|
|
|
|
|
by Rochus
1011 days ago
|
|
I worked in safety-critical ATC projects in engineering and management positions (systems, quality and compliance engineering) for a decade. ATC systems are supposed to not fail, even under adverse conditions. Where high availability is required for safety reasons, redundant architectures is one of the options. Apparently the "backup system" was conceived for this purpose. According to the report (page 17) the responsible subsystem suffered from a "critical exception [..] that triggers the conditions that led to the incident", which let both the primary and backup system fail, and has now apparently been fixed. So obviously the system was not supposed to fail on receiving wrong or suspicious flight plan data, and it was apparently pure luck that no such data arrived for five years. To claim that the subsystem (consisting of the primary and backup system) "safely failed" indicates significant gaps in safety management (either faulty safety analyses, faulty specifications, or faulty configuration or software).
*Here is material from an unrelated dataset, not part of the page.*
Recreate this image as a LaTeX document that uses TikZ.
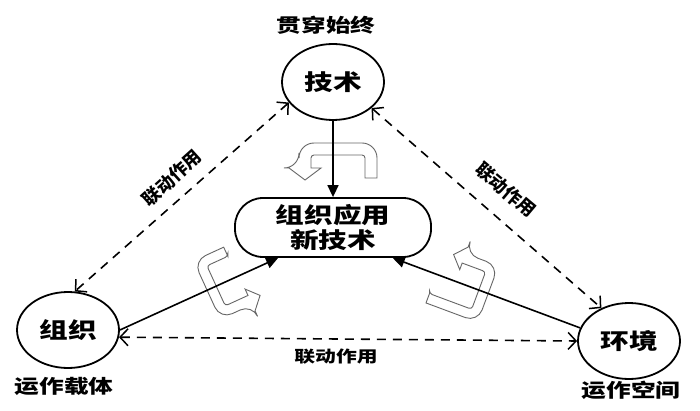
\documentclass[tikz,border=0pt]{standalone}
\usepackage{fontspec}
\setmainfont{Noto Sans CJK SC}
\usetikzlibrary{arrows.meta,shapes.geometric}
\newcommand\sx[1]{\scalebox{1.3}[1]{#1}}
% #1 origin, #2 angle, #3 half gap, #4 band width, #5 tail length, #6 shaft end, #7 head extra, #8 head length
\newcommand\uarr[8]{%
  \begin{scope}[shift={#1}, rotate=#2]
    \path[uar] ({#5},{-#3}) -- ({#5},{-#3-#4}) [rounded corners={#4+3}] -- (0,{-#3-#4}) -- (0,{#3+#4}) -- ({#6},{#3+#4}) [sharp corners]
      -- ({#6},{#3+#4+#7}) -- ({#6+#8},{#3+#4/2}) -- ({#6},{#3-#7}) -- ({#6},{#3}) [rounded corners=3]
      -- ({#4},{#3}) -- ({#4},{-#3}) -- ({#5},{-#3}) [sharp corners] -- cycle;
  \end{scope}}
\begin{document}
\begin{tikzpicture}[x=1pt,y=-1pt,
  ell/.style={draw, line width=1.8pt, ellipse, inner sep=0pt, minimum width=102pt, minimum height=76pt,
    font=\fontsize{22}{22}\selectfont\bfseries},
  ctr/.style={draw, line width=1.8pt, rounded corners=28pt, minimum width=196pt, minimum height=59pt,
    inner sep=0pt, align=center, font=\fontsize{22}{25}\selectfont\bfseries},
  lab/.style={font=\fontsize{19}{19}\selectfont\bfseries, inner sep=0pt},
  lnk/.style={font=\fontsize{16}{16}\selectfont\bfseries, inner sep=0pt},
  mainarrow/.style={line width=1.6pt, -{Triangle[length=12pt,width=11pt]}},
  dsh/.style={line width=1.6pt, dash pattern=on 9pt off 7pt,
    {Straight Barb[length=8pt,width=17pt,line width=1.5pt]}-{Straight Barb[length=8pt,width=17pt,line width=1.5pt]}},
  uar/.style={draw=black!60, fill=white, line width=0.9pt}]
\useasboundingbox (0,0) rectangle (700,411);
\fill[white] (0,0) rectangle (700,411);

% hollow turning arrows
\uarr{(338,143)}{-90}{27}{12}{35}{25}{10}{12}
\uarr{(207,290)}{24.6}{22}{10}{33}{35}{7}{11}
\uarr{(488,294)}{159.6}{20}{10}{55}{35}{7}{11}

% nodes
\node[ell] (js) at (333,82) {\sx{技术}};
\node[ell] (zz) at (68,330) {\sx{组织}};
\node[ell] (hj) at (629,341) {\sx{环境}};
\node[ctr] (ct) at (333,227.5) {\sx{组织应用}\\\sx{新技术}};

\node[lab] (t1) at (326,25) {\sx{贯穿始终}};
\node[lab] (t2) at (64,386) {\sx{运作载体}};
\node[lab] (t3) at (631,390) {\sx{运作空间}};

% connectors
\draw[mainarrow] (js) -- (ct);
\draw[mainarrow] (zz.east) -- (ct.209);
\draw[mainarrow] (hj.165) -- (ct.333);

\draw[dsh] (js.205) -- (zz.80);
\draw[dsh] (js.326) -- (hj.130);
\draw[dsh] (zz.352) -- (hj.180);

\node[lnk, font=\fontsize{18}{18}\selectfont\bfseries, rotate=42] (l1) at (172,178) {联动作用};
\node[lnk, font=\fontsize{18}{18}\selectfont\bfseries, rotate=-40] (l2) at (506,190) {联动作用};
\node[lnk] (l3) at (336,357) {\sx{联动作用}};
\end{tikzpicture}
\end{document}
The report suggests that critical omissions occured at several levels. |
|
The purpose of a backup system is not to prevent failure - it's to improve resiliency of the system as a whole across a set of foreseen and unforeseen faults. Backup systems failing to handle any specific fault is an expected and predicted behavior. Thankfully in this case there was a backup system that prevented a complete shutdown (and, thankfully, any accident) - the manual processing of flight plans.